Noether’s theorem is the closest we have to an explanation of a law. With the thermodynamic laws, at least with the second law of thermodynamics, there is a certain amount of faith to be had. We kind of just have to accept that entropy increases and things fall apart. That may be why entropy feels so mysterious to so many of us and has so many hair-splitting, pedantic detractors. Noether’s theorem took so much of that out for energy conservation.

They are our axioms, taken as true and as our baseline assumption.

The other theoretic foundation to extend entropy I believe should be in ecology and anthropology. I’m not an ecologist nor an anthropologist so maybe there is some version of entropy in either field, but I’ve noticed something interesting about the environmentalists from either of those fields.

There are two schools of thought in environmentalism, bright green and dark green. Bright greens tend to believe that most of our environmental problems can be mitigated by developing technologies to counter our growing problems. Electric Cars. Vertical Farms. Solar Panels. That sort of environmentalist.

Dark Greens, on the other hand, are more nihilistic. They tend to believe that no amount of progress will deflect the inevitable decline of our environment. Their view is that the only thing that might mitigate environmental collapse is an extreme act of uncivilization — a return to the stone ages. This is often associated with extremists like the Unabomber, Earth First!, or John Zerzan.

Most environmentalists from non-STEM fields, like anthropology or ecology, tend to fall in either camp. I think this reflects on societies view of technology. The Bright Greens trust STEM-professionals to do right and create technologies that save the world and reflect that trust in technology. Dark Greens are cognizant that most efforts for improved technologies will inevitably still result in environmental collapse.

I think a lack of awareness about entropy explains this dissonance. The environment will fall apart, eventually. Everything falls apart, eventually. Our ecological understanding is still underpinned with an understanding of energy. Trees still need an energy input (solar) to initiate photosynthesis. We know that these fields are still governed by the laws of physics.

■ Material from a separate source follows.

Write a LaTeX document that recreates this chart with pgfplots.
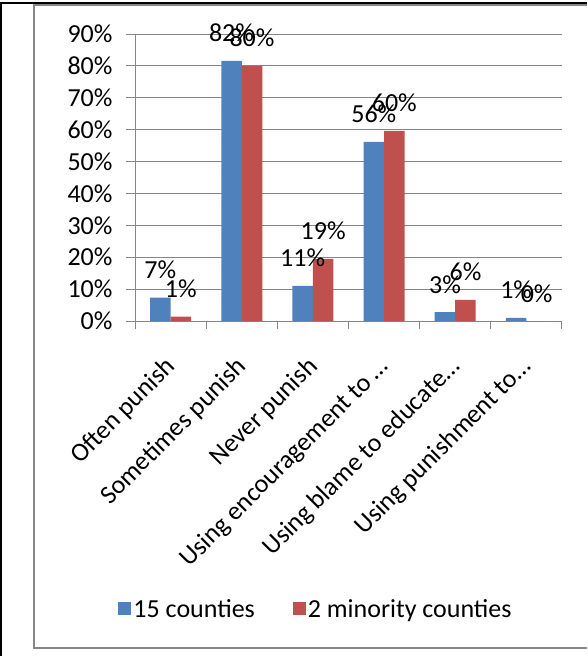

But on the bright green side, understanding that there will never be a 100% efficient Carnot engine is not an excuse to not make an engine however. Just because the Coefficent of Performance for a refrigerator never hits one doesn’t mean we should give up on refrigerators. It hasn’t stopped us in the past. That point speaks to developing technologies that decrease human suffering, but are cognizant of physical constraints and environmentally conscious.

My whole point here is that I do firmly believe that the second law of thermodynamics and entropy has a place in ecology and possibly anthropology, but it isn’t made aware at the most basic, undergraduate levels. Introducing these fields early on might help contextualize the hard science aspects of these fields. That way, divisions like that between dark greens and bright greens might ease away.